Listen, a party is as easily identified by its people as by its policies. Remember Arnold's speech at the GOP convention? He said he became a Republican (albeit a very liberal one, but Republican nonetheless) because of Richard Nixon, who spoke about ideals that a young Arnold found appealing. The Dems continue to thrust some very liberal minds into the role of ambassadors for their party. . .I've just got to ask them one thing: why? Playing the game this way appeals more to those who already share your ideals (by and large) than it appeals to the middle-of-the-road voter. Which group do you think is greater in number: the liberal-minded people who, for some reason or another, weren't energized by this last election but COULD BE energized in the future if the party can establish themselves as even more revolutionary; or the moderate voters who are likely to respond to a more moderate tone from the Democrats? It appears that the party is banking on the former. . .
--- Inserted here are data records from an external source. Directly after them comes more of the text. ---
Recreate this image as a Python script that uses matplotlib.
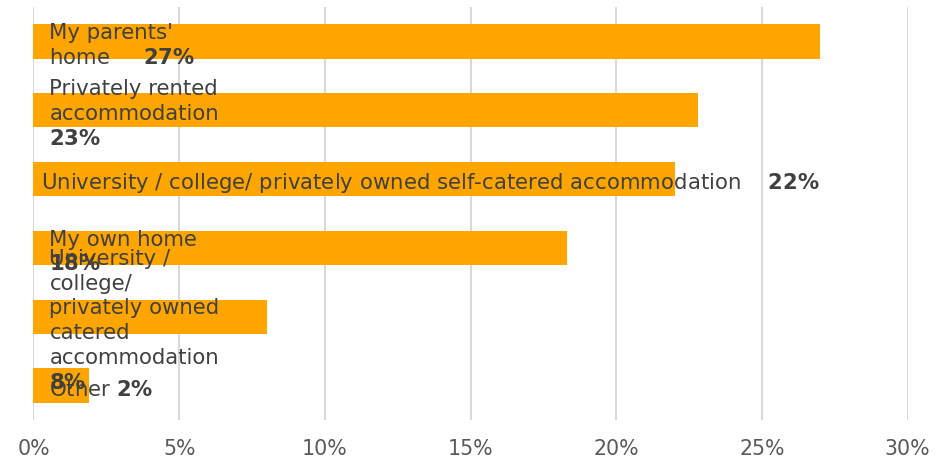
import matplotlib
matplotlib.use("Agg")
import matplotlib.pyplot as plt
from matplotlib.transforms import offset_copy

plt.rcParams['font.family'] = ['DejaVu Sans']
plt.rcParams['mathtext.fontset'] = 'dejavusans'

categories = [
    "My parents'\nhome",
    "Privately rented\naccommodation\n",
    "University / college/ privately owned self-catered accommodation",
    "My own home\n",
    "University /\ncollege/\nprivately owned\ncatered\naccommodation\n",
    "Other",
]
values = [27.0, 22.8, 22.0, 18.3, 8.0, 1.9]
gaps = ["     ", "", "    ", "", "", " "]
label_dx = [16, 16, 8, 16, 16, 16]
xticks = [0, 5, 10, 15, 20, 25, 30]

bar_color = "#FFA500"
text_color = "#404040"
tick_color = "#595959"
grid_color = "#D9D9D9"

fig = plt.figure(figsize=(9.45, 4.61), dpi=100)
ax = fig.add_axes([0.0354, 0.0889, 0.9251, 0.8959])

ypos = list(range(len(categories)))
ax.barh(ypos, values, height=0.5, color=bar_color, zorder=2)
ax.set_ylim(len(categories) - 0.5, -0.5)
ax.set_xlim(0, 30)
ax.set_xticks(xticks)
ax.set_xticklabels([f"{t}%" for t in xticks])
ax.set_yticks([])
ax.grid(axis='x', color=grid_color, linewidth=1.5, zorder=0)
ax.set_axisbelow(True)
for s in ax.spines.values():
    s.set_visible(False)
ax.tick_params(axis='x', length=0, pad=14, labelsize=14.8, labelcolor=tick_color)

for i, (cat, v) in enumerate(zip(categories, values)):
    pct = r"$\mathbf{" + f"{round(v)}" + r"\%}$"
    label = cat + gaps[i] + pct
    tr = offset_copy(ax.transData, fig=fig, x=label_dx[i], y=-4, units='dots')
    ax.text(0, i, label, transform=tr, ha='left', va='center',
            fontsize=15.3, color=text_color, zorder=3, linespacing=1.3)

fig.savefig("out.png", dpi=100)
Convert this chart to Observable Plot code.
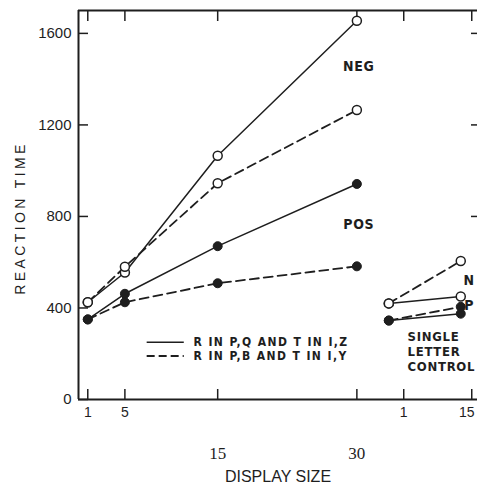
<!DOCTYPE html>
<html>
<head>
<meta charset="utf-8">
<script src="https://cdn.jsdelivr.net/npm/d3@7"></script>
<script src="https://cdn.jsdelivr.net/npm/@observablehq/plot@0.6"></script>
<style>
  html, body { margin: 0; padding: 0; background: #fff; overflow: hidden; }
  #chart { width: 477px; height: 487px; }
  g[aria-description="y-title"] text { letter-spacing: 3.4px; }
  g[aria-description="legend-text"] text { letter-spacing: 1.4px; }
  g[aria-description="control-text"] text { letter-spacing: 0.7px; }
  g[aria-description="notes"] text { letter-spacing: 0.6px; }
</style>
</head>
<body>
<div id="chart"></div>
<script>
// ---- data ----
const mainSizes = [1, 5, 15, 30];
const negSolid  = [425, 555, 1065, 1655];   // R in P,Q and T in I,Z  (NEG, open)
const negDashed = [425, 580, 945, 1265];    // R in P,B and T in I,Y  (NEG, open)
const posSolid  = [350, 462, 670, 942];     // POS, filled, solid
const posDashed = [350, 425, 508, 582];     // POS, filled, dashed

const ctrlSizes     = [1, 15];
const ctrlNegSolid  = [420, 450];
const ctrlNegDashed = [420, 605];
const ctrlPosSolid  = [345, 375];
const ctrlPosDashed = [345, 405];

const yTicks = [0, 400, 800, 1200, 1600];
const legendLabels = ["R IN P,Q AND T IN I,Z", "R IN P,B AND T IN I,Y"];

// ---- layout of the broken x axis (main panel + single letter control panel) ----
const ctrlOrigin = 33.44, ctrlUnit = 0.554;       // control panel position of size 1 and unit width
const ctrlTickPos = [35.05, 42.38];               // where the control-panel ticks sit
const toMain = s => s;
const toCtrl = s => ctrlOrigin + (s - 1) * ctrlUnit;

const rows = [];
function addSeries(sizes, values, map, series, filled, dashed, section) {
  sizes.forEach((s, i) => rows.push({u: map(s), size: s, value: values[i], series, filled, dashed, key: series + section}));
}
addSeries(mainSizes, negSolid, toMain, "negSolid", false, false, "main");
addSeries(mainSizes, negDashed, toMain, "negDashed", false, true, "main");
addSeries(mainSizes, posSolid, toMain, "posSolid", true, false, "main");
addSeries(mainSizes, posDashed, toMain, "posDashed", true, true, "main");
addSeries(ctrlSizes, ctrlNegSolid, toCtrl, "negSolid", false, false, "ctrl");
addSeries(ctrlSizes, ctrlNegDashed, toCtrl, "negDashed", false, true, "ctrl");
addSeries(ctrlSizes, ctrlPosSolid, toCtrl, "posSolid", true, false, "ctrl");
addSeries(ctrlSizes, ctrlPosDashed, toCtrl, "posDashed", true, true, "ctrl");

const xTickPos = [...mainSizes, ...ctrlTickPos];
const xTickLabels = ["1", "5", "", "", "1", ""];
const xLabelOf = new Map(xTickPos.map((p, i) => [p, xTickLabels[i]]));
const edgeLabel = "15"; // control-panel 15, at the right edge

// annotation anchors (data units)
const legend = legendLabels.map((t, i) => ({text: t, y: [250, 190][i], dashed: i === 1}));
const legendX1 = 7.4, legendX2 = 11.4, legendTX = 12.4;
const notes = [
  {text: "NEG", u: 30.2, v: 1455, anchor: "middle"},
  {text: "POS", u: 30.2, v: 765, anchor: "middle"},
  {text: "N", u: 42.1, v: 522, anchor: "start"},
  {text: "P", u: 42.1, v: 411, anchor: "start"}
];

const ink = "#1e1e1e";
const narrow = "'Liberation Sans Narrow','DejaVu Sans Condensed','Arial Narrow',Arial,sans-serif";
const dash = "9,5";

const chart = Plot.plot({
  width: 477,
  height: 487,
  marginLeft: 78,
  marginRight: 0,
  marginTop: 10,
  marginBottom: 88,
  style: {fontFamily: "'Liberation Sans', Arial, sans-serif", fontSize: "15px", color: ink, background: "#fff"},
  x: {domain: [0, 43], axis: null},
  y: {domain: [0, 1700], axis: null},
  marks: [
    // frame lines
    Plot.ruleX([0], {stroke: ink, strokeWidth: 2}),
    Plot.ruleY([0], {stroke: ink, strokeWidth: 2}),
    Plot.ruleY([1700], {stroke: ink, strokeWidth: 2}),
    // axes
    Plot.axisY({ticks: yTicks, tickSize: -10, tickPadding: 17, strokeWidth: 1.5, label: null, fontSize: 15, tickFormat: d => String(d)}),
    Plot.axisY({anchor: "right", ticks: [800, 1200, 1600], tickSize: -7, strokeWidth: 1.5, text: null, label: null}),
    Plot.axisX({ticks: xTickPos, tickSize: -10, tickPadding: 18, strokeWidth: 1.5, tickFormat: d => xLabelOf.get(d), label: null, fontSize: 14}),
    Plot.axisX({ticks: [ctrlTickPos[1]], tickSize: 0, tickPadding: 8, dx: -5, tickFormat: () => edgeLabel, label: null, fontSize: 14}),
    Plot.axisX({anchor: "top", ticks: xTickPos, tickSize: -10, strokeWidth: 1.5, text: null, label: null}),
    Plot.axisX({ticks: [15, 30], tickSize: 0, tickPadding: 47, label: null, fontFamily: "'Liberation Serif','Times New Roman',serif", fontSize: 17}),
    Plot.text(["DISPLAY SIZE"], {frameAnchor: "bottom", dy: 77, lineAnchor: "middle", textAnchor: "middle", fontSize: 16, fill: ink}),
    Plot.text(["REACTION TIME"], {frameAnchor: "left", rotate: -90, dx: -58, dy: 13, lineAnchor: "middle", textAnchor: "middle", fontSize: 14, fill: ink, ariaDescription: "y-title"}),
    // lines
    Plot.line(rows.filter(d => !d.dashed), {x: "u", y: "value", z: "key", stroke: ink, strokeWidth: 1.5}),
    Plot.line(rows.filter(d => d.dashed), {x: "u", y: "value", z: "key", stroke: ink, strokeWidth: 1.8, strokeDasharray: dash}),
    // markers
    Plot.dot(rows.filter(d => d.filled), {x: "u", y: "value", r: 4.5, fill: ink, stroke: ink, strokeWidth: 1}),
    Plot.dot(rows.filter(d => !d.filled), {x: "u", y: "value", r: 4.5, fill: "#fff", stroke: ink, strokeWidth: 1.5}),
    // legend
    Plot.ruleY(legend.filter(d => !d.dashed), {y: "y", x1: legendX1, x2: legendX2, stroke: ink, strokeWidth: 1.5}),
    Plot.ruleY(legend.filter(d => d.dashed), {y: "y", x1: legendX1, x2: legendX2, stroke: ink, strokeWidth: 1.8, strokeDasharray: "8,4"}),
    Plot.text(legend, {x: legendTX, y: "y", text: "text", textAnchor: "start", fontFamily: narrow, fontWeight: "bold", fontSize: 12, fill: ink, ariaDescription: "legend-text"}),
    // labels
    Plot.text(notes, {x: "u", y: "v", text: "text", textAnchor: d => d.anchor, fontFamily: narrow, fontWeight: "bold", fontSize: 14, fill: ink, ariaDescription: "notes"}),
    Plot.text(["SINGLE\nLETTER\nCONTROL"], {x: 35.46, y: 302, textAnchor: "start", lineAnchor: "top", lineHeight: 1.15, fontFamily: narrow, fontWeight: "bold", fontSize: 13, fill: ink, ariaDescription: "control-text"})
  ]
});
document.getElementById("chart").appendChild(chart);
</script>
</body>
</html>
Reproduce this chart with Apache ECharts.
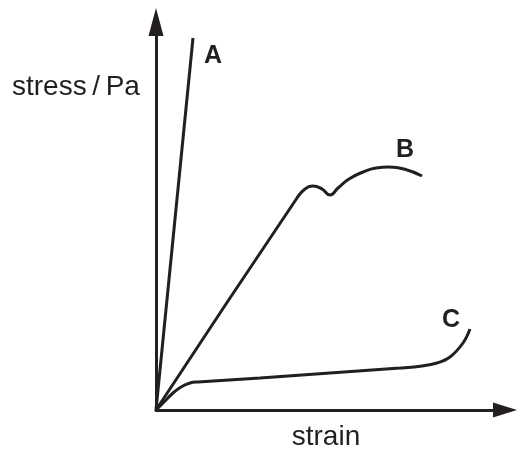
<!DOCTYPE html>
<html><head><meta charset="utf-8">
<script src="https://cdn.jsdelivr.net/npm/echarts@6/dist/echarts.min.js"></script>
<style>html,body{margin:0;padding:0;background:#fff}#c{width:517px;height:452px}</style>
</head><body><div id="c"></div>
<script>
// strain / stress values (arbitrary units)
const seriesNames = ['A', 'B', 'C'];
const strainA = [0, 37];
const stressA = [0, 372];
const strainB = [0, 141, 149, 157, 166, 174, 182, 193, 207, 220, 233, 248, 266];
const stressB = [0, 212, 221, 224, 221, 215, 222, 231, 238, 242, 243, 241, 234];
const strainC = [0, 9, 17, 25, 34, 42, 104, 244, 266, 281, 294, 307, 314];
const stressC = [0, 9, 17, 23, 27, 28, 32, 42, 44, 47, 53, 67, 81];
const xAxisName = 'strain';
const yAxisName = 'stress\u2009/\u2009Pa';

const ink = '#231f20';
const pair = (xs, ys) => xs.map((x, i) => [x, ys[i]]);
const chart = echarts.init(document.getElementById('c'), null, {renderer: 'canvas'});
const lineStyle = {color: ink, width: 3};
const axisCommon = {
  type: 'value', min: 0,
  axisTick: {show: false}, axisLabel: {show: false}, splitLine: {show: false}
};
const axisLine = (size) => ({show: true, onZero: false, lineStyle: {color: ink, width: 3},
  symbol: ['none', 'triangle'], symbolSize: size});
const labelFont = 'bold 25px "Liberation Sans"';
chart.setOption({
  animation: false,
  backgroundColor: '#fff',
  grid: {left: 156, right: 12, top: 22, bottom: 42},
  xAxis: Object.assign({}, axisCommon, {max: 349, axisLine: axisLine([15, 24])}),
  yAxis: Object.assign({}, axisCommon, {max: 388, axisLine: axisLine([15, 28])}),
  series: [
    {name: seriesNames[0], type: 'line', data: pair(strainA, stressA), showSymbol: false, lineStyle, silent: true},
    {name: seriesNames[1], type: 'line', data: pair(strainB, stressB), showSymbol: false, smooth: 0.5, lineStyle, silent: true},
    {name: seriesNames[2], type: 'line', data: pair(strainC, stressC), showSymbol: false, smooth: 0.4, lineStyle, silent: true}
  ],
  graphic: [
    {type: 'text', x: 12, y: 87, style: {text: yAxisName, font: '28px "Liberation Sans"', fill: ink, verticalAlign: 'middle'}},
    {type: 'text', x: 326, y: 437, style: {text: xAxisName, font: '28px "Liberation Sans"', fill: ink, align: 'center', verticalAlign: 'middle'}},
    {type: 'text', x: 213, y: 56, style: {text: seriesNames[0], font: labelFont, fill: ink, align: 'center', verticalAlign: 'middle'}},
    {type: 'text', x: 405, y: 150, style: {text: seriesNames[1], font: labelFont, fill: ink, align: 'center', verticalAlign: 'middle'}},
    {type: 'text', x: 451, y: 320, style: {text: seriesNames[2], font: labelFont, fill: ink, align: 'center', verticalAlign: 'middle'}}
  ]
});
</script></body></html>
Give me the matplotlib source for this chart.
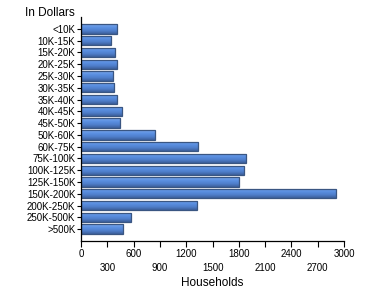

. . .which just seems like a loser strategy to me. Look, the GOP has a fairly easy task at hand in 2008 (REGARDLESS of how the next 4 years play out. For more on that, check back here in the future): nominate somebody to the moderate side of Bush. Heck, the fact that Bush can't run again already puts the GOP in a good position because all the moderate-leaning Bush haters (and there were more than a few of them) won't be so quick to vote Dem. The Dems, on the other hand, need to find more votes somewhere (hopefully they won't just "create" them, although it appears they already may have done so this past year) PLUS they need to win the anti-Bush voters on merit rather than on hatred. Going further to the left is not likely the way to woo these voters.

And that's just from a popular vote standpoint. Looking at the Electoral College map from this past election, is going "more left" the way the Dems can overcome the vote in Ohio? Is it the way for them to hold on to the close victory in Michigan, Minnesota and Wisconsin?

Now I'm not the world's foremost scholar on such matters, but I can't imagine that there's a lot of potential for investment return by taking a "more liberal" stance on the issues of the day.

There are a plethora of lessons to be learned from the election in 2004 for both parties. So far (in my opinion) I haven't seen the Dems respond to those lessons correctly. I just wonder what it will take to jolt them back to reality. . .

. . .maybe another "YEEE-AW" incident?

Well if that's the case, then they've got just the right guy for the job.